さらに、バタフライ・サーキットは単一のカテゴリーに留まらず、複数のカテゴリーで同時に発生することもあります。義務的な情報収集(例えば、必要な商品のリサーチ)を行っている最中に、気分転換や楽しさを求めて別のカテゴリーの情報を探索する行動が並行して起こることがあります。この「義務」と「楽しみ」の情報探索が交錯することで、自分への「ご褒美」といった形でパルス消費が発生するケースも少なくありません。このように、バタフライ・サーキットの柔軟で反復的な性質が、現代のパルス消費という購買行動を理解する上で非常に重要な鍵となります。
現在の消費者行動を理解・観察することが大切
Googleの調査によると、現代の消費者の約70〜80%は、バタフライ・サーキット型の情報探索行動をとっていることが明らかになりました。これは、消費者が常に商品やサービスに関する情報を探し続けており、パルス消費を引き起こす瞬間を狙っている状態にあると言えます。
このような消費者の行動様式を理解するためには、現在のパルス消費行動やバタフライ・サーキット型情報探索行動を深く理解し、継続的に観察していくことが不可欠です。具体的には、「さぐる」モードで消費者がどのような情報を求めているのか、そして「かためる」モードでどのような点に迷いや懸念を抱いているのかを把握することで、購買行動が発生する「瞬間」を予測することが可能になります。
従来の画一的なマーケティング手法にとらわれるのではなく、バタフライ・サーキットという複雑な情報探索の構造を理解し、消費者が「今」どのような行動をとっているのかをリアルタイムで捉えることが、これからのマーケティング戦略において極めて重要となります。

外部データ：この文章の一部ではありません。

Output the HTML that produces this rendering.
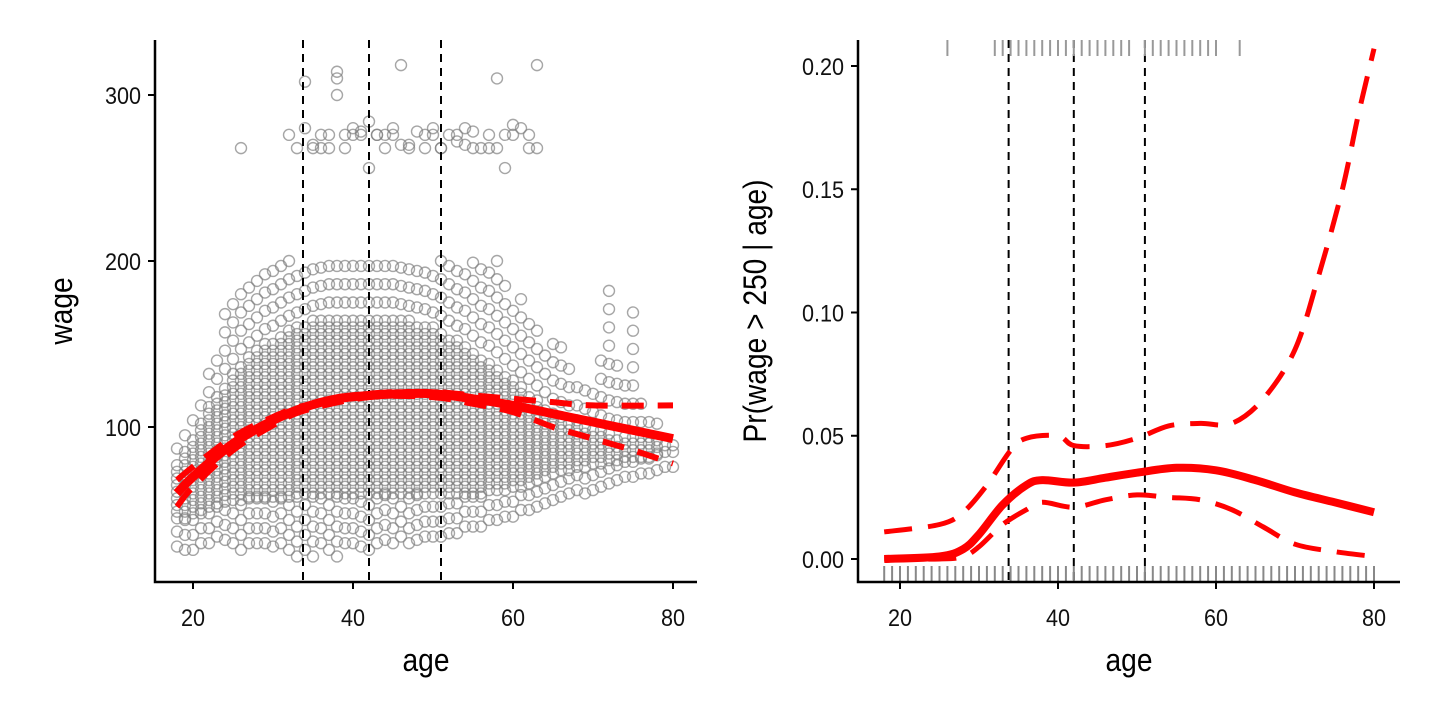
<!DOCTYPE html>
<html><head><meta charset="utf-8"><style>
html,body{margin:0;padding:0;background:#fff;}
svg{display:block;font-family:"Liberation Sans Narrow","Liberation Sans",sans-serif;}
</style></head><body>
<svg id="c" width="1440" height="720"></svg>
<script>
// ---- data ----
const ages = [];for(let a=18;a<=80;a++)ages.push(a);
// dense band per age (wage lo/hi), 18..80
const bandLo=[45,45,48,50,52,54,55,56,56,58,58,58,58,58,58,60,60,60,60,60,60,60,60,60,60,60,60,60,60,60,60,60,60,60,60,60,60,60,60,62,62,62,64,64,66,68,70,72,74,74,76,76,78,78,80,80,82,82,82,82,84,85,85];
const bandHi=[78,86,95,104,112,120,126,132,138,142,146,150,152,155,158,160,162,164,165,166,166,166,166,166,166,166,166,166,165,164,163,162,160,158,155,152,150,146,142,140,136,132,128,124,120,116,112,108,106,104,104,102,100,98,96,95,94,94,94,94,93,92,92];
// sparse outer band per age
const outLo=[28,26,26,30,30,34,32,30,26,30,30,30,28,30,26,22,26,22,30,26,22,30,30,28,26,30,32,30,34,30,32,34,34,34,36,36,40,40,40,44,44,46,46,50,50,52,54,56,58,60,62,60,62,64,66,68,70,70,72,72,74,76,76];
const outHi=[90,100,110,120,140,150,170,175,180,185,195,200,200,200,200,200,200,200,200,200,200,200,200,200,200,200,200,200,200,200,200,200,200,200,200,200,200,200,200,200,200,190,175,180,170,160,150,150,150,140,130,130,130,150,190,140,130,178,120,110,110,100,100];
const highAge=[32,33,34,35,36,37,38,38,39,40,41,42,43,44,45,46,47,48,49,50,51,52,53,54,55,56,57,58,59,60,61,62,63,34,38,43,46,26,58,63,51,42,35,37,39,41,44,47,49,53,55,57,60,36,40,45,50,54,59,62];
const highWage=[276,268,280,270,268,276,310,314,276,280,278,284,276,268,280,318,270,278,276,280,268,276,272,270,278,268,276,268,256,282,280,268,318,308,300,276,270,268,310,268,268,256,268,268,268,276,276,268,268,276,268,268,276,276,276,276,276,280,276,276];
const fitL=[[18,60],[20,70],[25,90],[30,104],[34,112],[38,117],[42,119],[46,120],[50,120],[55,117],[60,113],[65,108],[70,103],[75,98],[80,93]];
const upL=[[18,68],[20,76],[25,94],[30,106],[34,113],[42,120],[50,121],[55,119],[60,117],[65,115],[70,113],[80,113]];
const loL=[[18,52],[20,64],[25,86],[30,101],[34,110],[42,118],[50,118],[55,114],[60,109],[65,100],[70,93],[75,86],[80,78]];
const fitR=[[18,0],[25,0.001],[28,0.004],[30,0.010],[33,0.022],[36,0.030],[38,0.032],[42,0.031],[46,0.033],[50,0.035],[55,0.037],[60,0.036],[65,0.032],[70,0.027],[75,0.023],[80,0.019]];
const upR=[[18,0.011],[25,0.014],[28,0.019],[31,0.030],[34,0.044],[36,0.049],[40,0.050],[42,0.046],[46,0.046],[50,0.049],[54,0.054],[58,0.055],[62,0.055],[66,0.065],[70,0.085],[73,0.115],[76,0.150],[78,0.180],[80,0.207]];
const loR=[[18,0],[25,0],[28,0.001],[30,0.005],[33,0.014],[36,0.020],[38,0.023],[42,0.021],[46,0.024],[50,0.026],[54,0.025],[58,0.024],[62,0.020],[66,0.013],[70,0.006],[75,0.003],[80,0.001]];
const knots=[33.75,42,51];
const xTicks=[20,40,60,80];
const yTicksL=[100,200,300];
const yTicksR=[0,0.05,0.10,0.15,0.20];
const yTickLabR=["0.00","0.05","0.10","0.15","0.20"];
const topRug=[26,32,33,34,35,36,37,38,39,40,41,42,43,44,45,46,47,48,49,51,52,53,54,55,56,57,58,59,60,63];
// ---- scales ----
const xL=a=>193+(a-20)*8, yL=w=>427-(w-100)*1.66;
const xR=a=>900+(a-20)*7.9, yR=p=>559-p*2465;
const S=document.getElementById('c'),NS='http://www.w3.org/2000/svg';
function el(t,at,p){const e=document.createElementNS(NS,t);for(const k in at)e.setAttribute(k,at[k]);(p||S).appendChild(e);return e;}
function path(pts,fx,fy){
 const P=pts.map(p=>[fx(p[0]),fy(p[1])]);let d='M'+P[0][0].toFixed(1)+','+P[0][1].toFixed(1);
 for(let i=0;i<P.length-1;i++){const p0=P[Math.max(0,i-1)],p1=P[i],p2=P[i+1],p3=P[Math.min(P.length-1,i+2)];
  const c1=[p1[0]+(p2[0]-p0[0])/6,p1[1]+(p2[1]-p0[1])/6],c2=[p2[0]-(p3[0]-p1[0])/6,p2[1]-(p3[1]-p1[1])/6];
  d+='C'+c1.map(v=>v.toFixed(1))+' '+c2.map(v=>v.toFixed(1))+' '+p2.map(v=>v.toFixed(1));}
 return d;}
// left scatter
const gs=el('g',{});


const cs={fill:'none',stroke:'#808080','stroke-opacity':0.7,'stroke-width':1.4,r:5.5};
ages.forEach((a,i)=>{
 for(let w=bandLo[i];w<=bandHi[i];w+=4){el('circle',Object.assign({cx:xL(a),cy:yL(w)},cs),gs);}
 for(let w=outLo[i];w<bandLo[i];w+=9){el('circle',Object.assign({cx:xL(a),cy:yL(w)},cs),gs);}
 for(let w=bandHi[i]+9;w<=outHi[i];w+=11){el('circle',Object.assign({cx:xL(a),cy:yL(w)},cs),gs);}
});
highAge.forEach((a,i)=>{el('circle',Object.assign({cx:xL(a),cy:yL(highWage[i])},cs),gs);});
// knots
knots.forEach(k=>{const l=el('line',{x1:xL(k),x2:xL(k),y1:40,y2:582,stroke:'#000','stroke-width':2,'stroke-dasharray':'8,6'});
const r=el('line',{x1:xR(k),x2:xR(k),y1:40,y2:582,stroke:'#000','stroke-width':2,'stroke-dasharray':'8,6'});});
// left fits
let p=el('path',{d:path(upL,xL,yL),fill:'none',stroke:'#f00','stroke-width':6,'stroke-dasharray':'22,14'});
p=el('path',{d:path(loL,xL,yL),fill:'none',stroke:'#f00','stroke-width':6,'stroke-dasharray':'22,14'});
p=el('path',{d:path(fitL,xL,yL),fill:'none',stroke:'#f00','stroke-width':9});
// right rugs
ages.forEach(a=>{const l=el('line',{x1:xR(a),x2:xR(a),y1:566,y2:582,stroke:'#888','stroke-width':2});});
topRug.forEach(a=>{const l=el('line',{x1:xR(a),x2:xR(a),y1:40,y2:56,stroke:'#999','stroke-width':2});});
// right fits
p=el('path',{d:path(upR,xR,yR),fill:'none',stroke:'#f00','stroke-width':5,'stroke-dasharray':'28,16'});
p=el('path',{d:path(loR,xR,yR),fill:'none',stroke:'#f00','stroke-width':5,'stroke-dasharray':'28,16'});
p=el('path',{d:path(fitR,xR,yR),fill:'none',stroke:'#f00','stroke-width':8});
// axes
function axes(x0,x1,xs,yTicks,ys,yLabs,xt,yt,ytx){
 let a=el('path',{d:`M${x0},40V582H${x1}`,fill:'none',stroke:'#000','stroke-width':2.5});
 xTicks.forEach(t=>{el('line',{x1:xs(t),x2:xs(t),y1:582,y2:589,stroke:'#000','stroke-width':2});
  const tx=el('text',{x:xs(t),y:626,'text-anchor':'middle','font-size':24,fill:'#111',transform:`translate(${xs(t)*0.1},0) scale(0.9,1)`});tx.textContent=t;});
 yTicks.forEach((t,i)=>{el('line',{x1:x0-7,x2:x0,y1:ys(t),y2:ys(t),stroke:'#000','stroke-width':2});
  const tx=el('text',{x:(x0-14)/0.9,y:ys(t)+9,'text-anchor':'end','font-size':24,fill:'#111',transform:'scale(0.9,1)'});tx.textContent=yLabs[i];});
 let t=el('text',{x:0,y:0,'text-anchor':'middle','font-size':32,fill:'#000',transform:`translate(${(x0+x1)/2},671) scale(0.88,1)`});t.textContent=xt;
 t=el('text',{x:0,y:0,'text-anchor':'middle','font-size':32,fill:'#000',transform:`translate(${ytx},311) rotate(-90) scale(0.88,1)`});t.textContent=yt;
}
axes(155,697,xL,yTicksL,yL,yTicksL,'age','wage',72);
axes(858,1400,xR,yTicksR,yR,yTickLabR,'age','Pr(wage > 250 | age)',766);
</script>
</body></html>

特に、パルス消費につながる消費者の動機や行動パターンを観察することで、より効果的なアプローチが見えてくるでしょう。
まとめ
情報探索をかき立てる動機は「さぐる」と「かためる」に分けられますが、消費者の行動は必ずしも「さぐる→かためる」と一直線に進むわけではなく、バタフライ・サーキットのように情報探索行動は不規則に広がります。このバタフライ・サーキットとは、Googleが提唱する情報探索行動の構造であり、行ったり来たりを繰り返しながら広がる様子が蝶(バタフライ)のように見えることから名付けられました。このバタフライ・サーキットの構造が、消費者の突発的な購買行動であるパルス消費を起こりやすくする要因となっています。これからのマーケティングにおいては、従来の型に囚われず、現在のパルス消費を促すバタフライ・サーキット型の消費者行動を深く理解し、観察していくことが重要です。